What is the median home price in San Antonio in 2026?

The citywide median sold price was about $298,500 over the March to June 2026 window, with homes closing near 97.2 percent of list price. Medians vary widely by ZIP, from $255,000 in 78233 to $350,000 in 78108.

Why do home values differ so much between San Antonio ZIP codes?

Different ZIPs serve different buyers. Areas near Lackland like 78245 are new-construction heavy, while 78108 near Randolph draws commuters and Comal County school demand. A CMA prices your exact submarket; a metro average does not.

How long does it take to get a CMA?

The Beal Group typically returns a CMA within a few days of receiving your address and a short note on any updates. There is no cost and no obligation.

When should a PCS seller get a home valuation?

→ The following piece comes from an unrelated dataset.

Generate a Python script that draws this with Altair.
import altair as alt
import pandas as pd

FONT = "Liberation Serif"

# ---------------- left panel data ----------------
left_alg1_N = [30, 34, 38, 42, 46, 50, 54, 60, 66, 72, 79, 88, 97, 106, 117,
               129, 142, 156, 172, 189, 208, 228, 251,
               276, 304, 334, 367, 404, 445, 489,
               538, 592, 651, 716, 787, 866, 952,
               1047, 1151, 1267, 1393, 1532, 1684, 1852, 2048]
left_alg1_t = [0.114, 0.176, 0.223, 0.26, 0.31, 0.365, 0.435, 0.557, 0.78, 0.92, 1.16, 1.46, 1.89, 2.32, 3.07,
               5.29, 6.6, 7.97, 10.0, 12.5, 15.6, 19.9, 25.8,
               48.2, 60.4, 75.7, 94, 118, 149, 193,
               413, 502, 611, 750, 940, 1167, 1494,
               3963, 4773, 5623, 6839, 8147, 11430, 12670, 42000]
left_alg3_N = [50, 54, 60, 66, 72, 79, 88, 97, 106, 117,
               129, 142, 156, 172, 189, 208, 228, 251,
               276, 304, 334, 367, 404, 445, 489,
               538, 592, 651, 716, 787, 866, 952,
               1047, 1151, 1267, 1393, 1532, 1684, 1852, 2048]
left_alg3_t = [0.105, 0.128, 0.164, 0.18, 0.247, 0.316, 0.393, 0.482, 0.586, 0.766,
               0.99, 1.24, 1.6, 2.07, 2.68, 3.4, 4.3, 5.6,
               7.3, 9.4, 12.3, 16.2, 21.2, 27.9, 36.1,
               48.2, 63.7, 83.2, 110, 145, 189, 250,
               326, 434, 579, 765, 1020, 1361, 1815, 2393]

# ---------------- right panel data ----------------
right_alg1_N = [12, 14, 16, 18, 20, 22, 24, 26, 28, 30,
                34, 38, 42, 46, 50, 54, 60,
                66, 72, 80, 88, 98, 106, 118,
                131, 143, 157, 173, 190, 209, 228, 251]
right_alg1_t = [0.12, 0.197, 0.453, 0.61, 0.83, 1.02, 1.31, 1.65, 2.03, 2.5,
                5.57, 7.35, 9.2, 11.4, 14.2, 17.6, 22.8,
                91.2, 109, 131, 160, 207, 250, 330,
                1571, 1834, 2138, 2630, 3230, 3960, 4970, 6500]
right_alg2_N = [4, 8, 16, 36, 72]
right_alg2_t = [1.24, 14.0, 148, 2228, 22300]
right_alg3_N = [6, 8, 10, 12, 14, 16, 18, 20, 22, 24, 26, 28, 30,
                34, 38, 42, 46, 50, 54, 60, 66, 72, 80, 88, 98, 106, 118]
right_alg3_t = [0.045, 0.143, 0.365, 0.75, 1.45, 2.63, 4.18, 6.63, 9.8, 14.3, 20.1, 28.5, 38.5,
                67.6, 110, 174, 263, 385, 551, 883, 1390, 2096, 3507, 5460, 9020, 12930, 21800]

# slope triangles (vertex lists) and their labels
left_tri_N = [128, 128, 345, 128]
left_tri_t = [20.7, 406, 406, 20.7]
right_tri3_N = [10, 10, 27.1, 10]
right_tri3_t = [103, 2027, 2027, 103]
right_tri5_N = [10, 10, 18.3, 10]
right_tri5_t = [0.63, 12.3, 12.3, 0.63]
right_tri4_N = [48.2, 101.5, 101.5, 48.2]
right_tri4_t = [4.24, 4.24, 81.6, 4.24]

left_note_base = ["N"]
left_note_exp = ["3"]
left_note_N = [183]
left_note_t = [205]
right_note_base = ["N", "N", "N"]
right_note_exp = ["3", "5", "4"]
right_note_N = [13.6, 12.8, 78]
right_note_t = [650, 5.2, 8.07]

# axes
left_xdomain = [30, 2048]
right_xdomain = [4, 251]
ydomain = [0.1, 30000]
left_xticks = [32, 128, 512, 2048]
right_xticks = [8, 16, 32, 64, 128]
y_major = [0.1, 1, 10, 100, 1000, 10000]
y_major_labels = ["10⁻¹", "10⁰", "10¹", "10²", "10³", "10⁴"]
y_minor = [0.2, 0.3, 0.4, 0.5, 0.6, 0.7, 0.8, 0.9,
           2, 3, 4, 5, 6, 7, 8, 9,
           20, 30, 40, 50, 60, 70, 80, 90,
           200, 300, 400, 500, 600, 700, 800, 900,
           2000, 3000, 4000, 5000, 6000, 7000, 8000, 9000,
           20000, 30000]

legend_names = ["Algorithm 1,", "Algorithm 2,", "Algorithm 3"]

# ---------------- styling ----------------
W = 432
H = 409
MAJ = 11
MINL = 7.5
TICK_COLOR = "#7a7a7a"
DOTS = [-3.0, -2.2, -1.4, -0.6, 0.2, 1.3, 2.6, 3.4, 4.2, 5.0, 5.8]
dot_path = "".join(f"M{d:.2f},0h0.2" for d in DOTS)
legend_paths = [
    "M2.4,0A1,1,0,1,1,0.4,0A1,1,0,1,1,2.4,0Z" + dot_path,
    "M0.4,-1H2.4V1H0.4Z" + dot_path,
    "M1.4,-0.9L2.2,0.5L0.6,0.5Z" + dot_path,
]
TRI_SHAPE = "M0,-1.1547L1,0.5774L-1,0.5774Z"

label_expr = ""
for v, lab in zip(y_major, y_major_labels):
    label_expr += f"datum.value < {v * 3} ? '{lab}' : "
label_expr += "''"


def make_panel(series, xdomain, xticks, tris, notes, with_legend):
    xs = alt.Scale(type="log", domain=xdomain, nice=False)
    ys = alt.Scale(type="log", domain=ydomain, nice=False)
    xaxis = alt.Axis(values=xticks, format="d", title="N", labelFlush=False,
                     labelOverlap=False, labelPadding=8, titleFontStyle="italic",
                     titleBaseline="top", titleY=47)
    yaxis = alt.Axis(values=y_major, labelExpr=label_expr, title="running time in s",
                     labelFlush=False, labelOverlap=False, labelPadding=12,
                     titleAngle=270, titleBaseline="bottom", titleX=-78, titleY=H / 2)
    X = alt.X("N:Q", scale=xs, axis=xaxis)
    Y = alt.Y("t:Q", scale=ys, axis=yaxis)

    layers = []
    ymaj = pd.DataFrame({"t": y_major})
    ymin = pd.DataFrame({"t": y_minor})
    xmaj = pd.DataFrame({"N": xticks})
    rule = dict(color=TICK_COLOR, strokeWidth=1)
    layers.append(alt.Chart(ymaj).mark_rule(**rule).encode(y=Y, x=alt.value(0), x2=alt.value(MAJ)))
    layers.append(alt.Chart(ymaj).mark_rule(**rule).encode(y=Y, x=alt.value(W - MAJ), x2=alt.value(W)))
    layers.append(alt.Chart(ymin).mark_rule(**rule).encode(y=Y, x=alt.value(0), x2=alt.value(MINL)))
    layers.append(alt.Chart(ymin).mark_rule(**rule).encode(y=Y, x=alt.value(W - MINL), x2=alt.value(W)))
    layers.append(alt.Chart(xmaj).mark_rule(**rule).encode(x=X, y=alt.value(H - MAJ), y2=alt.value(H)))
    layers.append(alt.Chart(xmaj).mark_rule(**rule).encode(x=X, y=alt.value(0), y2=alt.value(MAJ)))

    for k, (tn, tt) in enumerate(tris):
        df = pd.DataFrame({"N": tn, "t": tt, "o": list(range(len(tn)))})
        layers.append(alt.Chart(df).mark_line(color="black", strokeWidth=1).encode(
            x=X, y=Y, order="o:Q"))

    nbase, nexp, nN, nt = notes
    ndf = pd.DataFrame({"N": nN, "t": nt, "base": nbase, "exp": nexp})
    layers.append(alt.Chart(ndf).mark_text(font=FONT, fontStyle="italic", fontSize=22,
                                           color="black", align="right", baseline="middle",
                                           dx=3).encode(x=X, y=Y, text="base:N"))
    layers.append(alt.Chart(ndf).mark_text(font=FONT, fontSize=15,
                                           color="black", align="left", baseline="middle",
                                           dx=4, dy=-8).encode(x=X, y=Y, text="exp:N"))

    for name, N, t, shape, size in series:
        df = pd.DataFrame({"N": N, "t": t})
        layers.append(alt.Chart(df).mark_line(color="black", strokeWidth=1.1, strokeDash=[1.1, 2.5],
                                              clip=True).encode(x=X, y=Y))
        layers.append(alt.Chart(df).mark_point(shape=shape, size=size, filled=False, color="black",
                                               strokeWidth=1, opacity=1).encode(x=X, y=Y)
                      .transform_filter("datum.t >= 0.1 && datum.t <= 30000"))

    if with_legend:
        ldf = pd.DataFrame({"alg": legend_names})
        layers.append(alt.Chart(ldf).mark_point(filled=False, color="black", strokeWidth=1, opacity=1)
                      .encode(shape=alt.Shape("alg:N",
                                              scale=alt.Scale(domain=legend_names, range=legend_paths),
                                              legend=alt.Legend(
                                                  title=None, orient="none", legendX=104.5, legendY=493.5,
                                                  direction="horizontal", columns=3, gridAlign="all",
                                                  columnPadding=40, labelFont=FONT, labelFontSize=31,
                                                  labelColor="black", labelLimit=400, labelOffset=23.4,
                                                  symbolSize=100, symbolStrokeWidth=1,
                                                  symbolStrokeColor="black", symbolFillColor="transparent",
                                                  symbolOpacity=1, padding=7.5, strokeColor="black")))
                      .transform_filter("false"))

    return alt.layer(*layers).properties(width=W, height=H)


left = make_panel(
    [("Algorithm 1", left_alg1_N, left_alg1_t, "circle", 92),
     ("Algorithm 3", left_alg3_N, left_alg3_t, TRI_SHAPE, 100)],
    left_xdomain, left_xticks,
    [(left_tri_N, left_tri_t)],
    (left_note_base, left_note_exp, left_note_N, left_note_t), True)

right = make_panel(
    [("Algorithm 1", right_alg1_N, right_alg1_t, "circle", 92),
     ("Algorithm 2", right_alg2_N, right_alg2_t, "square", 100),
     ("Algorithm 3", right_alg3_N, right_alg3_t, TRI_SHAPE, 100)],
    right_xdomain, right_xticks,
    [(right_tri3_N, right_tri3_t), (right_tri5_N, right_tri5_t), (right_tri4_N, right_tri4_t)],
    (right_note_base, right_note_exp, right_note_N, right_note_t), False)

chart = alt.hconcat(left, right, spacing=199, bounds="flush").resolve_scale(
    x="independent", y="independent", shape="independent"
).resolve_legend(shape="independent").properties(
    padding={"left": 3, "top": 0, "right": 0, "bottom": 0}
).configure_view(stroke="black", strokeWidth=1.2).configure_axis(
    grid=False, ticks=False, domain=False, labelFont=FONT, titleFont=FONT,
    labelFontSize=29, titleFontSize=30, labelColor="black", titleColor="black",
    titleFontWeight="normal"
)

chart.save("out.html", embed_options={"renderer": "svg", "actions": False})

Get the CMA 60 to 90 days before your report date. With an average 79 days on market in San Antonio, an early valuation gives you room to price, prep, and close without overlapping housing costs.

Does a CMA tell me my net proceeds?

Yes. A complete CMA from The Beal Group includes a net sheet showing your estimated walkaway after commissions, title costs, and any buyer concessions, so you can compare selling against renting on real numbers.

Can I trust an online estimate for a VA-financed sale?

Not for pricing. VA buyers and the VA appraisal both respond to condition and comparable sales an AVM cannot see. A broker CMA aligns your list price with what a VA appraisal is likely to support, which protects your contract.